M. Christopher pourra d’autant plus librement faire état de la réprobation des Etats-Unis devant les excès d’une intervention militaire si peu économe en victimes civiles que, sur le fond, l’administration américaine n’a pas d’objections à faire valoir : Washington ne conteste pas au pouvoir politique russe le droit de « rétablir l’ordre » en Tchétchénie. Les Etats-Unis sont au moins autant attachés au principe du respect de l’intégrité territoriale de la Russie, que l’est M. Eltsine. Comme lui, ils craignent le risque de contagion que représenterait une « victoire », même symbolique, des nationalistes tchétchènes sur Moscou.
FRAGILISATION
Parmi les vingt et une Républiques que compte la fédération russe, une bonne demi-douzaine pourraient être tentées de suivre l’« exemple » tchétchène. Or la politique russe suivie depuis la fin de la guerre froide par les Etats-Unis repose sur un soutien à l’homme réputé capable de conduire un processus graduel de réformes politiques et économiques dans une Russie stabilisée. Dans cette période de fragilisation du processus politique à Moscou, l’administration Clinton estime que ce n’est pas le moment d’affaiblir davantage M. Eltsine en faisant le jeu des factions qui lui sont hostiles.
Les Américains constatent aussi qu’en dépit de la montée de son opposition intérieure, celui-ci n’a pas voulu ou n’a pas pu recourir à des mesures d’exception comme l’instauration de l’état d’urgence ou une censure des moyens d’information. Pour le reste, M. Eltsine n’a pas remis en cause la politique de coopération visant à démanteler l’arsenal nucléaire de l’ex-URSS, que Washington juge essentielle pour réussir à « ancrer » la fin de la guerre froide. De même, Moscou reste attaché au processus de désarmement stratégique des traités START I et II, bien que ceux-ci n’aient pas été ratifiés. Enfin, à propos de la Bosnie ou de l’Irak, et en dépit de profondes divergences avec Washington, Moscou n’a pas remis en cause les acquis de la détente.
Bref, ce qui lie les Etats-Unis et la Russie est plus important que ce qui les sépare. « Ce serait une terrible erreur de réagir de manière réflexe aux hauts et bas expérimentés par la Russie et qu’elle connaîtra dans les années à venir », a insisté M. Clinton qui aimerait convaincre ses concitoyens que les intérêts à long terme des Etats-Unis résident davantage dans une Russie qui aura maintenu l’intégrité de ses frontières et l’autorité du pouvoir central, que dans la reconnaissance des aspirations à l’indépendance de la minorité tchétchène.
Ce discours est cependant loin de faire l’unanimité, y compris dans le camp démocrate.

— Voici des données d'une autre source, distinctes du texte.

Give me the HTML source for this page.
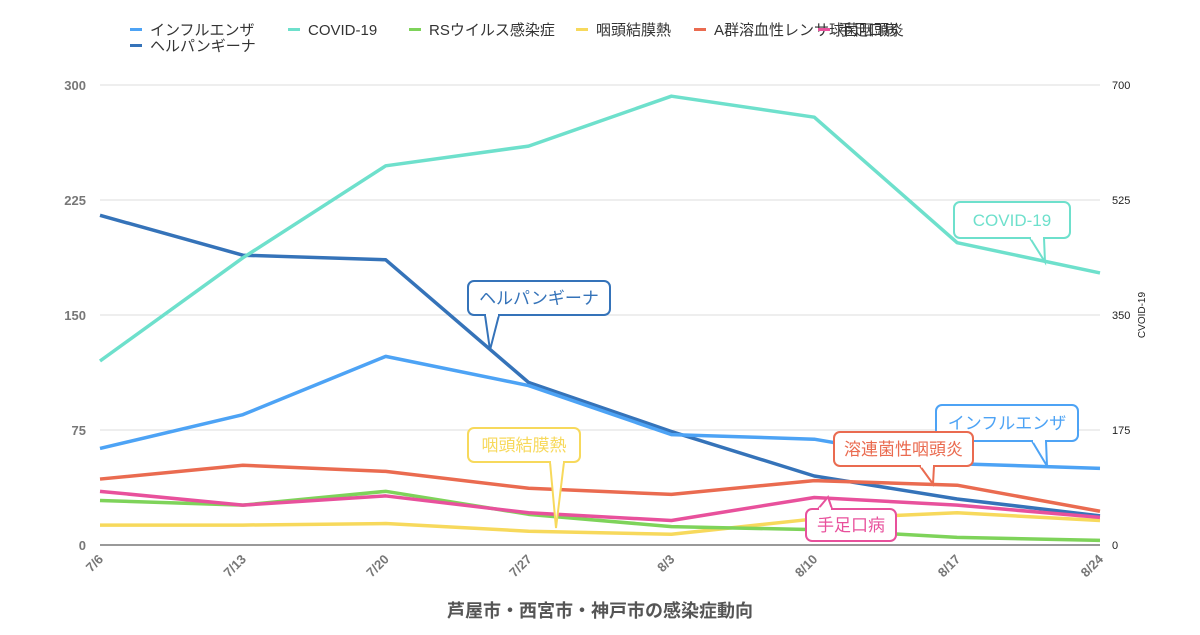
<!DOCTYPE html>
<html><head><meta charset="utf-8"><style>
body{margin:0;background:#fff;font-family:"Liberation Sans","Noto Sans CJK JP",sans-serif}
</style></head><body>
<svg id="chart" width="1200" height="630" xmlns="http://www.w3.org/2000/svg" font-family="Liberation Sans, Noto Sans CJK JP, sans-serif">
<g id="grid"></g><g id="axes"></g><g id="series"></g><g id="callouts"></g><g id="legend"></g>
<text x="600" y="617" text-anchor="middle" font-size="18" font-weight="bold" fill="#555">芦屋市・西宮市・神戸市の感染症動向</text>
<text x="1145" y="315" text-anchor="middle" font-size="10" fill="#222" transform="rotate(-90 1145 315)">CVOID-19</text>
</svg>
<script>
const categories=["7/6","7/13","7/20","7/27","8/3","8/10","8/17","8/24"];
const leftTicks=[0,75,150,225,300];
const rightTicks=[0,175,350,525,700];
const influenza=[63,85,123,104,72,69,53,50];
const covid=[280,437,577,607,683,651,460,414];
const rsv=[29,26,35,20,12,10,5,3];
const pcf=[13,13,14,9,7,17,21,16];
const strep=[43,52,48,37,33,42,39,22];
const hfmd=[35,26,32,21,16,31,26,18];
const herpangina=[215,189,186,106,74,45,30,19];
const NS="http://www.w3.org/2000/svg";
const X0=100,X1=1100,Y0=545,Y1=85;
const xs=i=>X0+i*(X1-X0)/(categories.length-1);
const yl=v=>Y0-v/300*(Y0-Y1);
const yr=v=>Y0-v/700*(Y0-Y1);
function mk(tag,attrs,parent,txt){const e=document.createElementNS(NS,tag);for(const k in attrs)e.setAttribute(k,attrs[k]);if(txt!==undefined)e.textContent=txt;document.getElementById(parent).appendChild(e);return e;}
leftTicks.forEach((t,i)=>{
 const g=mk('line',{x1:X0,x2:X1,y1:yl(t),y2:yl(t),stroke:t===0?'#333':'#ddd','stroke-width':1},'grid');
 
 
 const a=mk('text',{x:86,y:yl(t)+5,'text-anchor':'end','font-size':13,'font-weight':'bold',fill:'#777'},'axes',t);
 
 
});
rightTicks.forEach(t=>{
 const a=mk('text',{x:1112,y:yr(t)+4,'font-size':11,fill:'#222'},'axes',t);
 
 
});
categories.forEach((c,i)=>{
 const x=xs(i);
 const a=mk('text',{x:x+4,y:560,'text-anchor':'end','font-size':13,'font-weight':'bold',fill:'#777',transform:`rotate(-45 ${x+4} 560)`},'axes',c);
 
 
});
const series=[
 {n:'herpangina',d:herpangina,c:'#3573b9',r:false},
 {n:'pcf',d:pcf,c:'#f7d95c',r:false},
 {n:'rsv',d:rsv,c:'#7ed35a',r:false},
 {n:'strep',d:strep,c:'#ea6b50',r:false},
 {n:'hfmd',d:hfmd,c:'#e8519c',r:false},
 {n:'influenza',d:influenza,c:'#4da3f5',r:false},
 {n:'covid',d:covid,c:'#6ee0cc',r:true}];
series.forEach(s=>{
 const pts=s.d.map((v,i)=>xs(i)+','+(s.r?yr(v):yl(v))).join(' ');
 const p=mk('polyline',{points:pts,fill:'none',stroke:s.c,'stroke-width':3.5,'stroke-linejoin':'round'},'series');
 
 
});
const callouts=[
 {t:'COVID-19',c:'#6ee0cc',x:954,y:202,w:116,h:36,tx:1045,ty:262,bx:1030},
 {t:'ヘルパンギーナ',c:'#3573b9',x:468,y:281,w:142,h:34,tx:490,ty:350,bx:485},
 {t:'インフルエンザ',c:'#4da3f5',x:936,y:405,w:142,h:36,tx:1047,ty:466,bx:1032},
 {t:'咽頭結膜熱',c:'#f7d95c',x:468,y:428,w:112,h:34,tx:556,ty:528,bx:550},
 {t:'溶連菌性咽頭炎',c:'#ea6b50',x:834,y:432,w:139,h:34,tx:933,ty:484,bx:920},
 {t:'手足口病',c:'#e8519c',x:806,y:509,w:90,h:32,tx:828,ty:497,bx:818,up:true}];
callouts.forEach(o=>{
 const b=o.up?o.y:o.y+o.h;
 const path=`M${o.bx},${b} L${o.tx},${o.ty} L${o.bx+14},${b}`;
 const r=mk('rect',{x:o.x,y:o.y,width:o.w,height:o.h,rx:6,fill:'#fff',stroke:o.c,'stroke-width':2},'callouts');
 
 
 mk('path',{d:path,fill:'#fff',stroke:o.c,'stroke-width':2},'callouts');
 mk('line',{x1:o.bx+1,x2:o.bx+13,y1:b,y2:b,stroke:'#fff','stroke-width':3},'callouts');
 const t=mk('text',{x:o.x+o.w/2,y:o.y+o.h/2+6,'text-anchor':'middle','font-size':17,fill:o.c},'callouts',o.t);
 
 
});
const legend=[
 {t:'インフルエンザ',c:'#4da3f5',x:130,y:30},
 {t:'COVID-19',c:'#6ee0cc',x:288,y:30},
 {t:'RSウイルス感染症',c:'#7ed35a',x:409,y:30},
 {t:'咽頭結膜熱',c:'#f7d95c',x:576,y:30},
 {t:'A群溶血性レンサ球菌咽頭炎',c:'#ea6b50',x:694,y:30},
 {t:'手足口病',c:'#e8519c',x:818,y:30},
 {t:'ヘルパンギーナ',c:'#3573b9',x:130,y:46}];
legend.forEach(l=>{
 mk('rect',{x:l.x,y:l.y-2,width:12,height:3,fill:l.c},'legend');
 const t=mk('text',{x:l.x+20,y:l.y+5,'font-size':15,fill:'#333'},'legend',l.t);
 
 
});
</script>
</body></html>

Sous le titre «Complice de Moscou», Zbigniew Brzezinski, l’ancien conseiller pour la sécurité nationale du président Carter, soulignait récemment, dans les colonnes du New York Times, que le gouvernement américain s’était aligné sur la position russe, gommant la légitimité historique et morale du combat des Tchétchènes. « La Tchétchénie pourrait devenir la tombe de la réputation morale de l’Amérique », ajoutait-il.
CRITIQUES
Les responsables républicains, pour qui Moscou se livre à une répression de type communiste en Tchétchénie, estiment aussi que Washington apporte un soutien inconditionnel à M. Eltsine. Les Etats-Unis, insistent-ils, doivent préserver leurs relations à long terme avec Moscou, et ne pas mener une politique qui s’identifie à un seul homme.
L’administration Clinton a été sensible à ces critiques. La veille de son départ à Genève, M. Christopher a souligné que, « jusqu’à présent », M. Eltsine avait été un des « principaux protagonistes » de la politique de réformes engagée en Russie. Les Etats-Unis continueront donc à le soutenir « aussi longtemps qu’il va dans la bonne direction ». Quant au conflit tchétchène proprement dit, le secrétaire d’Etat américain s’est borné à constater que l’intervention militaire a été « mal conçue et mal exécutée », qu’elle a fait « beaucoup de mal », qu’elle constitue « un grave recul en arrière en matière de réformes de l’économie de marché et de réformes démocratiques ».
Tout comme M. Eltsine, les responsables américains estiment que les dérapages sanglants et l’enlisement du conflit tchétchène sont largement dus à l’incompétence des généraux russes. Ils sont prêts à reconnaître que cet épisode pourrait ne constituer qu’une « erreur de parcours », mais ils demandent à M. Eltsine de réaffirmer ses intentions démocratiques en mettant fin, « dès que possible », au bain de sang.